- [Data]:
"""
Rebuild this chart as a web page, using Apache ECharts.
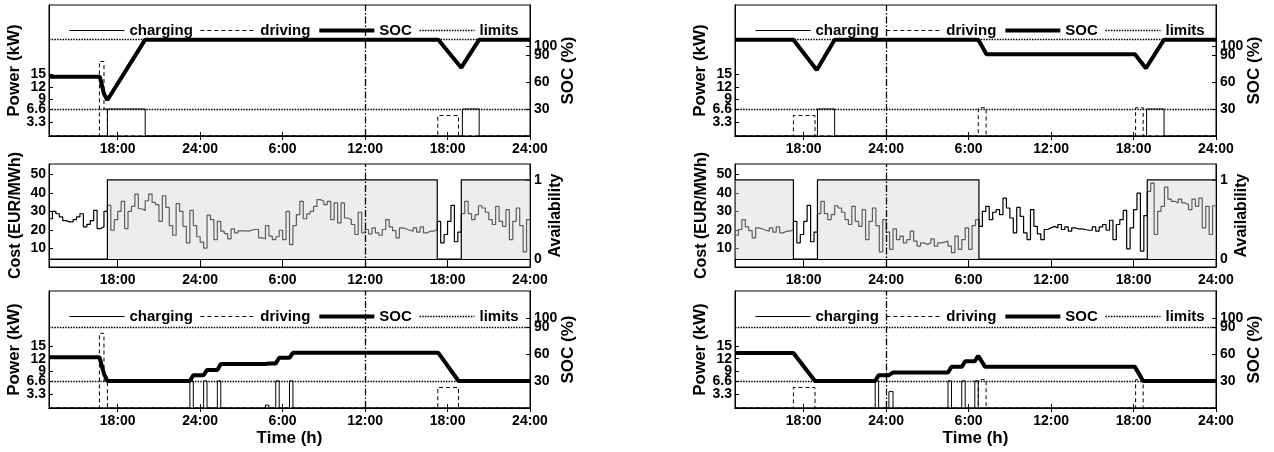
<!DOCTYPE html>
<html><head><meta charset="utf-8">
<script src="https://cdn.jsdelivr.net/npm/echarts@6/dist/echarts.min.js"></script>
<style>html,body{margin:0;padding:0;background:#fff}#c{width:1274px;height:452px}</style>
</head><body><div id="c"></div>
<script>
// ---------- axis ticks ----------
const tickHours = [18, 24, 30, 36, 42, 48];
const tickLabels = ['18:00', '24:00', '6:00', '12:00', '18:00', '24:00'];
const powerTicks = [3.3, 6.6, 9, 12, 15];
const socTicks = [30, 60, 90, 100];
const costTicks = [10, 20, 30, 40, 50];
const availTicks = [0, 1];

// ---------- electricity cost, 15-min steps starting day 1 13:00 (hours 13..72) ----------
const costStart = 13;
const costStep = 0.25;
const cost = [
 26, 30, 28.7, 27, 25, 24.3, 24.3, 25.5, 27, 28.7, 21.6, 23, 25, 30.5, 20.7, 21.6, 30,
 33.2, 19.8, 25.5, 30, 35.4, 20.7, 30, 32.7, 39.3, 31.4, 30.5, 35.7, 39.3, 34.8, 33.6, 24.6,
 38.4, 32.1, 22.3, 17.1, 34.1, 30, 21.9, 13, 30.5, 22.3, 16.3, 13.4, 10.2, 27.9, 25.5, 14.8,
 24.6, 19.3, 18, 15.2, 20.5, 18.4, 19.5, 19.5, 19.3, 19.8, 20.2, 20.2, 15.7, 15.2, 22.3, 16.6,
 14.8, 16.3, 19.8, 14.8, 30, 12.1, 22.3, 28.2, 35.4, 26, 28.6, 30, 32.7, 36.3,
 35.4,
 33.6, 35.4, 25.5, 34.5, 23.8, 34.5, 26.4, 25.5, 22.9, 17.5, 29.5, 18.4, 20.2, 17.9, 21.1, 18.4,
 17.1, 20.2, 25.5, 21.6, 19.6, 15.7, 21.1, 20.5, 19.8, 19.3, 21.1, 18.8, 21.6, 18.4, 19.3, 19.3,
 20.2, 24.6, 13, 17.5, 24.6, 33.2, 13.6, 18.8,
 28.8, 35.4, 28.8, 25.5, 28.2, 33, 31.8, 29.5, 25.5, 22.9, 32.7, 24.6, 21.9, 30.9, 14.8, 24.6,
 31.8, 22.3, 8.2, 25.5, 18.8, 9.5, 20.5, 14.8, 16.6, 13, 14.8, 19.3, 13.9, 11.3, 13, 12.1,
 13, 15.2, 11.3, 13, 13.4, 13.9, 11.3, 7.7, 16.6,
 9.5, 14.8, 21.1, 9.5, 22.3, 25.5,
 21.9, 30, 32.7, 25.5, 29.5, 30.9, 28.2, 37.1, 31.8, 26.4, 18.4, 32.1, 27.3, 18.4, 14.8, 30.9,
 21.9, 17.9, 14.8, 20.2, 21.1, 21.9, 21.1, 22.9, 20.2, 21.6, 19.3, 21.1, 20.5, 20.5, 20.2, 19.8,
 19.8, 21.6, 19.3, 21.6, 22.9, 19.8, 25.2, 14.8, 22.9, 25.5, 30.5, 9.8, 21.1, 30.9, 39.8, 8.6, 27.7,
 40.7, 45.2, 17.5, 30, 32.7, 43, 36.6, 35.4, 34.5, 36.6, 34.5, 33.6, 30.9, 36.6, 32.7, 37.1,
 21.1, 32.7, 17.5, 33
];
const rightShift = 24; // right column starts one day later

// ---------- availability (step, value holds until next time) ----------
const availLeftT = [13, 17.25, 41.25, 43, 48];
const availLeftV = [0, 1, 0, 1, 1];
const availRightT = [13, 17.25, 19, 30.75, 43, 48];
const availRightV = [1, 0, 1, 0, 1, 1];

// ---------- driving power (kW), step ----------
const driveLeftT = [13, 16.67, 17.0, 17.25, 41.29, 42.8, 48];
const driveLeftP = [0, 18.2, 6.6, 0, 5.0, 0, 0];
const driveRightT = [13, 17.25, 18.82, 30.7, 31.27, 42.15, 42.7, 48];
const driveRightP = [0, 5.0, 0, 6.9, 0, 6.9, 0, 0];

// ---------- charging power (kW), step ----------
const chargeTLT = [13, 17.25, 20.0, 43.08, 44.3, 48];
const chargeTLP = [0, 6.6, 0, 6.6, 0, 0];
const chargeBLT = [13, 23.25, 23.5, 24.25, 24.5, 25.25, 25.5, 28.75, 29.0, 29.5, 29.75, 30.5, 30.75, 48];
const chargeBLP = [0, 6.6, 0, 6.6, 0, 6.6, 0, 0.7, 0, 6.6, 0, 6.6, 0, 0];
const chargeTRT = [13, 19.0, 20.25, 42.95, 44.22, 48];
const chargeTRP = [0, 6.6, 0, 6.6, 0, 0];
const chargeBRT = [13, 23.2, 23.45, 24.2, 24.5, 28.5, 28.75, 29.5, 29.75, 30.45, 30.7, 48];
const chargeBRP = [0, 6.6, 0, 4.0, 0, 6.6, 0, 6.6, 0, 6.6, 0, 0];

// ---------- state of charge (%) ----------
const socTLT = [13, 16.7, 17.0, 17.25, 20.0, 41.33, 43.0, 44.3, 48];
const socTLV = [65.8, 65.8, 47, 40, 107, 107, 75.9, 107, 107];
const socBLT = [13, 16.67, 17.0, 17.25, 23.25, 23.5, 24.25, 24.5, 25.25, 25.5, 28.75, 29.0, 29.5, 29.75, 30.5, 30.75, 41.33, 42.8, 48];
const socBLV = [56.5, 56.5, 38, 30, 30, 36.5, 36.5, 42.3, 42.3, 48.8, 48.8, 49.4, 49.4, 55.8, 55.8, 61.3, 61.3, 30, 30];
const socTRT = [13, 17.25, 18.95, 20.25, 30.7, 31.3, 42.1, 42.9, 44.22, 48];
const socTRV = [107, 107, 73.3, 107, 107, 90.8, 90.8, 75.2, 107, 107];
const socBRT = [13, 17.25, 18.82, 23.2, 23.45, 24.2, 24.5, 28.5, 28.75, 29.5, 29.75, 30.45, 30.7, 31.2, 42.1, 42.7, 48];
const socBRV = [61.2, 61.2, 30, 30, 36.5, 36.5, 39.5, 39.5, 45.7, 45.7, 52, 52, 57.9, 45.7, 45.7, 30, 30];

// ---------- SOC limits ----------
const limitsTop = [30, 107];
const limitsBottom = [30, 90];

// ---------- divider (dash-dot) position ----------
const dividerLeft = 36;
const dividerRight = 24;

// ================= build chart =================
const FONT = 'Liberation Sans, Arial, Helvetica, sans-serif';
const txt = (size) => ({ color: '#000', fontFamily: FONT, fontWeight: 'bold', fontSize: size });
const zip = (t, v) => t.map((x, i) => [x, v[i]]);
// alternate subsets so that overlapping labels are all drawn
const evens = (a) => a.filter((_, i) => i % 2 === 0);
const odds = (a) => a.filter((_, i) => i % 2 === 1);

const colLeft = [49, 735];
const gridW = 481;
const rows = [{ top: 5, height: 131 }, { top: 164, height: 103 }, { top: 291, height: 117 }];
const powerMax = [32, null, 28.5];
const socMax = [145.5, null, 130];

const grids = [], xAxes = [], yAxes = [], series = [], legends = [];

function costData(shift) {
  const out = [];
  for (let i = 0; i < cost.length; i++) {
    const t = costStart + i * costStep - shift;
    if (t >= 13 - 1e-9 && t < 48 - 1e-9) out.push([t, cost[i]]);
  }
  const last = out[out.length - 1];
  out.push([48, last[1]]);
  return out;
}

const lblBase = { interval: 0, hideOverlap: false };
const blackLine = { show: true, lineStyle: { color: '#000', width: 1 } };
const yTick = (vals) => ({ show: true, inside: true, length: 4, customValues: vals, lineStyle: { color: '#000' } });

function addY(g, pos, min, max, vals, extra, nameCfg) {
  const ax = { type: 'value', gridIndex: g, position: pos, min, max,
    axisLine: blackLine, axisTick: yTick(vals),
    axisLabel: Object.assign({ customValues: vals, margin: pos === 'left' ? 3 : 4, formatter: (v) => String(v) }, lblBase, txt(14), extra || {}),
    splitLine: { show: false } };
  if (nameCfg) Object.assign(ax, nameCfg);
  yAxes.push(ax);
  return yAxes.length - 1;
}

for (let c = 0; c < 2; c++) {
  for (let r = 0; r < 3; r++) {
    const g = grids.length;
    grids.push({ left: colLeft[c], top: rows[r].top, width: gridW, height: rows[r].height,
      show: true, borderColor: '#000', borderWidth: 1, backgroundColor: 'transparent' });
    const xb = {
      type: 'value', gridIndex: g, min: 13, max: 48, position: 'bottom',
      axisLine: blackLine,
      axisTick: { show: true, inside: true, length: 4, customValues: tickHours, lineStyle: { color: '#000' } },
      axisLabel: Object.assign({ show: true, customValues: tickHours, margin: 6,
        formatter: (v) => tickLabels[tickHours.indexOf(v)] }, lblBase, txt(14)),
      splitLine: { show: false }
    };
    if (r === 2) {
      xb.name = 'Time (h)'; xb.nameLocation = 'middle'; xb.nameGap = 22;
      xb.nameTextStyle = txt(17);
    }
    xAxes.push(xb);
    const xi = xAxes.length - 1;
    xAxes.push({
      type: 'value', gridIndex: g, min: 13, max: 48, position: 'top',
      axisLine: blackLine,
      axisTick: { show: true, inside: true, length: 4, customValues: tickHours, lineStyle: { color: '#000' } },
      axisLabel: { show: false }, splitLine: { show: false }
    });
    let yl, yr;
    if (r === 1) {
      yl = addY(g, 'left', 0, 55.5, costTicks, null,
        { name: 'Cost (EUR/MWh)', nameLocation: 'middle', nameRotate: 90, nameGap: 25, nameTextStyle: txt(16) });
      yr = addY(g, 'right', -0.1, 1.2, availTicks, null,
        { name: 'Availability', nameLocation: 'middle', nameRotate: 90, nameGap: 18, nameTextStyle: txt(16) });
    } else {
      yl = addY(g, 'left', 0, powerMax[r], evens(powerTicks), null,
        { name: 'Power (kW)', nameLocation: 'middle', nameRotate: 90, nameGap: 26, nameTextStyle: txt(17) });
      addY(g, 'left', 0, powerMax[r], odds(powerTicks));
      yr = addY(g, 'right', 0, socMax[r], evens(socTicks), null,
        { name: 'SOC (%)', nameLocation: 'middle', nameRotate: 90, nameGap: 30, nameTextStyle: txt(17) });
      addY(g, 'right', 0, socMax[r], odds(socTicks));
    }
    const divider = c === 0 ? dividerLeft : dividerRight;

    if (r === 1) {
      series.push({ name: 'cost', type: 'line', step: 'end', xAxisIndex: xi, yAxisIndex: yl,
        data: costData(c === 0 ? 0 : rightShift), symbol: 'none', z: 2, color: '#000',
        lineStyle: { color: '#000', width: 1.2 } });
      series.push({ name: 'availability', type: 'line', step: 'end', xAxisIndex: xi, yAxisIndex: yr,
        data: c === 0 ? zip(availLeftT, availLeftV) : zip(availRightT, availRightV), symbol: 'none', z: 3, color: '#000',
        lineStyle: { color: '#000', width: 1.2 },
        areaStyle: { color: 'rgba(214,214,214,0.62)', origin: 0 } });
    } else {
      const top = r === 0;
      let chT, chP, sT, sV;
      if (c === 0) { chT = top ? chargeTLT : chargeBLT; chP = top ? chargeTLP : chargeBLP; sT = top ? socTLT : socBLT; sV = top ? socTLV : socBLV; }
      else { chT = top ? chargeTRT : chargeBRT; chP = top ? chargeTRP : chargeBRP; sT = top ? socTRT : socBRT; sV = top ? socTRV : socBRV; }
      const dT = c === 0 ? driveLeftT : driveRightT, dP = c === 0 ? driveLeftP : driveRightP;
      const lims = top ? limitsTop : limitsBottom;
      series.push({ name: 'limits', type: 'line', xAxisIndex: xi, yAxisIndex: yr, data: [], symbol: 'none', z: 2, color: '#000',
        lineStyle: { color: '#000', width: 1.3, type: [1.5, 1.2] },
        markLine: { silent: true, symbol: ['none', 'none'], label: { show: false },
          lineStyle: { color: '#000', width: 1.3, type: [1.5, 1.2] },
          data: lims.map(v => ({ yAxis: v })) } });
      series.push({ name: 'charging', type: 'line', step: 'end', xAxisIndex: xi, yAxisIndex: yl, color: '#000',
        data: zip(chT, chP), symbol: 'none', z: 3, lineStyle: { color: '#000', width: 1 } });
      series.push({ name: 'driving', type: 'line', step: 'end', xAxisIndex: xi, yAxisIndex: yl, color: '#000',
        data: zip(dT, dP), symbol: 'none', z: 3, lineStyle: { color: '#000', width: 1, type: [4, 3] } });
      series.push({ name: 'SOC', type: 'line', xAxisIndex: xi, yAxisIndex: yr, color: '#000',
        data: zip(sT, sV), symbol: 'none', z: 4, lineStyle: { color: '#000', width: 4 } });
      legends.push({ left: colLeft[c] + 15, top: rows[r].top + 13, itemWidth: 55, itemHeight: 14, itemGap: 7,
        itemStyle: { opacity: 0 },
        textStyle: txt(15), selectedMode: false,
        data: [
          { name: 'charging', lineStyle: { color: '#000', width: 1, type: 'solid' } },
          { name: 'driving', lineStyle: { color: '#000', width: 1, type: [4, 3] } },
          { name: 'SOC', lineStyle: { color: '#000', width: 4, type: 'solid' } },
          { name: 'limits', lineStyle: { color: '#000', width: 1.3, type: [1.5, 1.2] } }
        ] });
    }
    series.push({ name: 'divider' + g, type: 'line', xAxisIndex: xi, yAxisIndex: yl, data: [], symbol: 'none', z: 5,
      markLine: { silent: true, symbol: ['none', 'none'], label: { show: false },
        lineStyle: { color: '#000', width: 1.3, type: [7, 2, 1.5, 2] }, data: [{ xAxis: divider }] } });
  }
}

const chart = echarts.init(document.getElementById('c'), null, { renderer: 'canvas' });
chart.setOption({
  animation: false,
  backgroundColor: '#fff',
  grid: grids, xAxis: xAxes, yAxis: yAxes, series: series, legend: legends
});
</script></body></html>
"""
- [What you should do]:
Starting at the top of the listing above, please restate word for word each line up to and including the one that holds "const availTicks = [0, 1];", omitting every image.

- [Finished answer]:
Rebuild this chart as a web page, using Apache ECharts.
<!DOCTYPE html>
<html><head><meta charset="utf-8">
<script src="https://cdn.jsdelivr.net/npm/echarts@6/dist/echarts.min.js"></script>
<style>html,body{margin:0;padding:0;background:#fff}#c{width:1274px;height:452px}</style>
</head><body><div id="c"></div>
<script>
// ---------- axis ticks ----------
const tickHours = [18, 24, 30, 36, 42, 48];
const tickLabels = ['18:00', '24:00', '6:00', '12:00', '18:00', '24:00'];
const powerTicks = [3.3, 6.6, 9, 12, 15];
const socTicks = [30, 60, 90, 100];
const costTicks = [10, 20, 30, 40, 50];
const availTicks = [0, 1];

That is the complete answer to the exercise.